DU Religious Studies Student Pursues Future in Public Health
DU graduating student Christopher Kiley says that his college career has been like his side project of pickling: “The marrying very different ingredients to make one greater product.” As an international and religious studies double major with a minor in biology and involvement with DU’s Roosevelt — a public policy think tank — Kiley has his hands in a little bit of everything.
“I want my resume to confuse people,” Kiley joked. “Although all of my involvements seem different, they’re really all united under my passion for human connection.”
After taking the freshman seminar (FSEM) The Bible and Social Justice with Alison Schofield, Kiley fell in love with the deep personal connection that religious studies could teach him.

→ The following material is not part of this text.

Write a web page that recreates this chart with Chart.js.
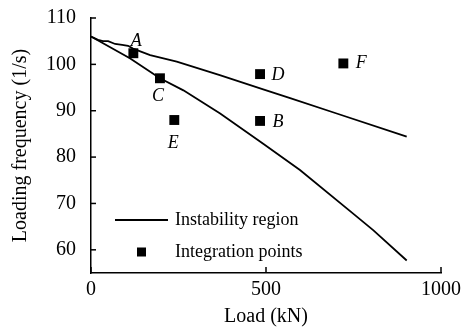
<!DOCTYPE html>
<html>
<head>
<meta charset="utf-8">
<script src="https://cdn.jsdelivr.net/npm/chart.js@4/dist/chart.umd.min.js"></script>
<style>
html, body { margin: 0; padding: 0; background: #fff; }
</style>
</head>
<body>
<canvas id="freqChart" width="461" height="329"></canvas>
<script>
// instability region, upper branch
const upperLoad = [0, 20, 34, 49, 69, 89, 106, 120, 169, 245, 368, 492, 569, 702, 902];
const upperFreq = [106, 105.3, 105.0, 105.0, 104.4, 104.2, 104.0, 103.4, 102.0, 100.6, 97.7, 94.6, 92.7, 89.4, 84.4];
// instability region, lower branch
const lowerLoad = [0, 111, 197, 264, 369, 492, 597, 749, 807, 902];
const lowerFreq = [106, 101.3, 97.0, 94.4, 89.4, 82.9, 77.2, 67.8, 64.2, 57.7];
// integration points
const pointNames = ['A', 'B', 'C', 'D', 'E', 'F'];
const pointLoad = [121, 483, 197, 483, 238, 721];
const pointFreq = [102.4, 87.8, 97.0, 97.9, 88.0, 100.2];

const serif = '"Liberation Serif", "Times New Roman", serif';

// where each letter sits relative to its square
const labelOffset = {
    A: [3, -12], B: [18, 1], C: [-2, 18], D: [18, 1], E: [-1, 23], F: [18, 0]
};

function toXY(xs, ys) {
    return xs.map((v, i) => ({x: v, y: ys[i]}));
}

const innerTicks = {
    id: 'innerTicks',
    afterDraw(chart) {
        const {ctx, chartArea, scales} = chart;
        ctx.save();
        ctx.strokeStyle = '#000';
        ctx.lineWidth = 1.5;
        scales.x.ticks.forEach(t => {
            const px = scales.x.getPixelForValue(t.value);
            ctx.beginPath();
            ctx.moveTo(px, chartArea.bottom);
            ctx.lineTo(px, chartArea.bottom - 6);
            ctx.stroke();
        });
        scales.y.ticks.forEach(t => {
            const py = scales.y.getPixelForValue(t.value);
            ctx.beginPath();
            ctx.moveTo(chartArea.left, py);
            ctx.lineTo(chartArea.left + 5, py);
            ctx.stroke();
        });
        ctx.restore();
    }
};

const pointLabels = {
    id: 'pointLabels',
    afterDatasetsDraw(chart) {
        const ctx = chart.ctx;
        const meta = chart.getDatasetMeta(2);
        ctx.save();
        ctx.fillStyle = '#000';
        ctx.font = 'italic 18px ' + serif;
        ctx.textAlign = 'center';
        ctx.textBaseline = 'middle';
        meta.data.forEach((el, i) => {
            const name = pointNames[i];
            const off = labelOffset[name];
            ctx.fillText(name, el.x + off[0], el.y + off[1]);
        });
        ctx.restore();
    }
};

const boxLegend = {
    id: 'boxLegend',
    afterDraw(chart) {
        const {ctx, chartArea} = chart;
        const x0 = chartArea.left + 24;
        const y1 = chartArea.bottom - 53;
        const y2 = chartArea.bottom - 21;
        ctx.save();
        ctx.strokeStyle = '#000';
        ctx.fillStyle = '#000';
        ctx.lineWidth = 1.8;
        ctx.beginPath();
        ctx.moveTo(x0, y1);
        ctx.lineTo(x0 + 53, y1);
        ctx.stroke();
        ctx.fillRect(x0 + 22, y2 - 4.5, 9, 9);
        ctx.font = '18px ' + serif;
        ctx.textBaseline = 'middle';
        ctx.fillText('Instability region', x0 + 60, y1);
        ctx.fillText('Integration points', x0 + 60, y2);
        ctx.restore();
    }
};

const CHART = document.getElementById('freqChart');
let freqChart = new Chart(CHART, {
    type: 'scatter',
    data: {
        datasets: [
            {
                label: 'Instability region',
                data: toXY(upperLoad, upperFreq),
                showLine: true,
                borderColor: '#000',
                borderWidth: 1.8,
                pointRadius: 0,
                tension: 0
            },
            {
                label: 'Instability region (lower)',
                data: toXY(lowerLoad, lowerFreq),
                showLine: true,
                borderColor: '#000',
                borderWidth: 1.8,
                pointRadius: 0,
                tension: 0
            },
            {
                label: 'Integration points',
                data: toXY(pointLoad, pointFreq),
                pointStyle: 'rect',
                pointRadius: 7,
                pointBorderWidth: 0,
                backgroundColor: '#000',
                borderColor: '#000'
            }
        ]
    },
    options: {
        responsive: false,
        animation: false,
        layout: {padding: {top: 18, right: 20, left: 0, bottom: 0}},
        plugins: {
            legend: {display: false},
            tooltip: {enabled: false}
        },
        scales: {
            x: {
                type: 'linear',
                min: 0,
                max: 1000,
                ticks: {
                    stepSize: 500, color: '#000', padding: 0, maxRotation: 0,
                    font: {family: serif, size: 20},
                    callback: v => String(v)
                },
                grid: {display: false, drawTicks: true, tickLength: 5},
                border: {display: true, color: '#000', width: 1.5},
                title: {display: true, text: 'Load (kN)', color: '#000', font: {family: serif, size: 20}, padding: {top: 0, bottom: 0}},
                afterFit: s => { s.height = 56; }
            },
            y: {
                min: 55,
                max: 110,
                ticks: {stepSize: 10, includeBounds: false, color: '#000', padding: 3, font: {family: serif, size: 20}},
                grid: {display: false, drawTicks: true, tickLength: 12},
                border: {display: true, color: '#000', width: 1.5},
                title: {display: true, text: 'Loading frequency (1/s)', color: '#000', font: {family: serif, size: 20}, padding: {top: 9, bottom: 0}},
                afterFit: s => { s.width = 91; }
            }
        }
    },
    plugins: [innerTicks, pointLabels, boxLegend]
});
</script>
</body>
</html>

“It was a very emotional experience for me to listen to people speak and share their faith,” he said. “There was an openness of people’s ideas and emotions that I hadn’t experienced before.”

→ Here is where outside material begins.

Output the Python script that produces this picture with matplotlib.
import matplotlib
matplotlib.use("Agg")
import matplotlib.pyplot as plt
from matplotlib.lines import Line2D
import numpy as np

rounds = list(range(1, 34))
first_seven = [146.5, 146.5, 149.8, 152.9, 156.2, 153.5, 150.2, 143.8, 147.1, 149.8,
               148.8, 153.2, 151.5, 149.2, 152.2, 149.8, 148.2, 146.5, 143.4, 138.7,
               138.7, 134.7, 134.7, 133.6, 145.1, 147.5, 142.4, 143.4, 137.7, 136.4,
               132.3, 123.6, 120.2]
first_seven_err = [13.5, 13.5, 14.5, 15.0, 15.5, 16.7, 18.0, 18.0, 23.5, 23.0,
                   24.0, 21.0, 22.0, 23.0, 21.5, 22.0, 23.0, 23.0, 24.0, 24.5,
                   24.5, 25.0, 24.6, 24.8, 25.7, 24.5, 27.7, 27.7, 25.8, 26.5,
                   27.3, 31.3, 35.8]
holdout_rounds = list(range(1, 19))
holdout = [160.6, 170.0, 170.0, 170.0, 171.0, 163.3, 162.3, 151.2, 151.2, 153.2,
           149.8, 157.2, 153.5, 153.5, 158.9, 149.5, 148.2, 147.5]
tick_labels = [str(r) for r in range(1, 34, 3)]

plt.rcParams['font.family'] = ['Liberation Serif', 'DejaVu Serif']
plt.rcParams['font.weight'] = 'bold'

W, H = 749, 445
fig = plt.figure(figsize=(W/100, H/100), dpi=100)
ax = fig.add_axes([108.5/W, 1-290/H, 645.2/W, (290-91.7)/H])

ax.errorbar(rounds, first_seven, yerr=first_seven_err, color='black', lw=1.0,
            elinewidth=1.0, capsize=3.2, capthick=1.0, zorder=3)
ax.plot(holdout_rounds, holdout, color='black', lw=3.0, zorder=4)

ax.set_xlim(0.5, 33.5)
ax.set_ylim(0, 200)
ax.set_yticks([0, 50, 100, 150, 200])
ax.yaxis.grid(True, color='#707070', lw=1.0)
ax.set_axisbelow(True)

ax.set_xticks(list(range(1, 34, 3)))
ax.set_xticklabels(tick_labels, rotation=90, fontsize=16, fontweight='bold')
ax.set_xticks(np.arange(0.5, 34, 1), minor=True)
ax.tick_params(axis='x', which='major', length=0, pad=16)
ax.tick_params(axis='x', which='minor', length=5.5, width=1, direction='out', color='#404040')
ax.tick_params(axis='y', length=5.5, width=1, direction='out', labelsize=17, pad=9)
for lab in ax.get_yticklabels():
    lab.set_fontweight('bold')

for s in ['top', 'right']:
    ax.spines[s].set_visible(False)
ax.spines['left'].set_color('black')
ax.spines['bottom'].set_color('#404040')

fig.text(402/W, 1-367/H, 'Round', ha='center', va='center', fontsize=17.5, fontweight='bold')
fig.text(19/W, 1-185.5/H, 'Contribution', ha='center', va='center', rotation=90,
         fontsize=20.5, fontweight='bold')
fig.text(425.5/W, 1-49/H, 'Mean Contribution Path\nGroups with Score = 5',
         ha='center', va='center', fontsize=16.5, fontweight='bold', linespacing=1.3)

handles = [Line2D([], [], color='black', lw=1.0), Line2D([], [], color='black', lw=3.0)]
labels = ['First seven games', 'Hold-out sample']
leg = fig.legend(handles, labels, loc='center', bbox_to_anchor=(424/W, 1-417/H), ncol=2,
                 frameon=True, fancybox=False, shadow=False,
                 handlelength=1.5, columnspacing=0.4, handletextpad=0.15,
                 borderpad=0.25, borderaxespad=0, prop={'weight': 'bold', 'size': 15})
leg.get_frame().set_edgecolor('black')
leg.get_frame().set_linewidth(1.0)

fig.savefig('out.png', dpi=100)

Channeling what he learned in his religious studies courses, Kiley studied abroad in Salzburg, Austria, where he focused on listening to different cultures, religions and histories.
“Studying abroad helped me navigate how to talk about hard subjects and histories with people from different cultures. I was able to travel to Croatia, where I learned about the war in the Balkans from a local family I stayed with. It changed my experience entirely,” Kiley said.
After graduation, Kiley plans to turn his passion into action by working for AmeriCorps in Denver, where he was just hired as a Contract Tracer. He’s applying to the Peace Corps as well and hopes these experiences will bolster his ability to work alongside low-income, minority and underserved communities, since his ultimate goal is to get his master’s in public health.
“I want to continue to learn the small things that can drastically improve how people live,” he said. “Whether it’s water or pharmaceutical access, health infrastructure is at the core of where I want my impact to be seen.”
The COVID-19 pandemic — as well as secondhand experience from his mother, an ER doctor — has further called on Kiley to apply his studies to public health.
“My classes at DU have taught me empathy. I think right now especially, we all need a little empathy.”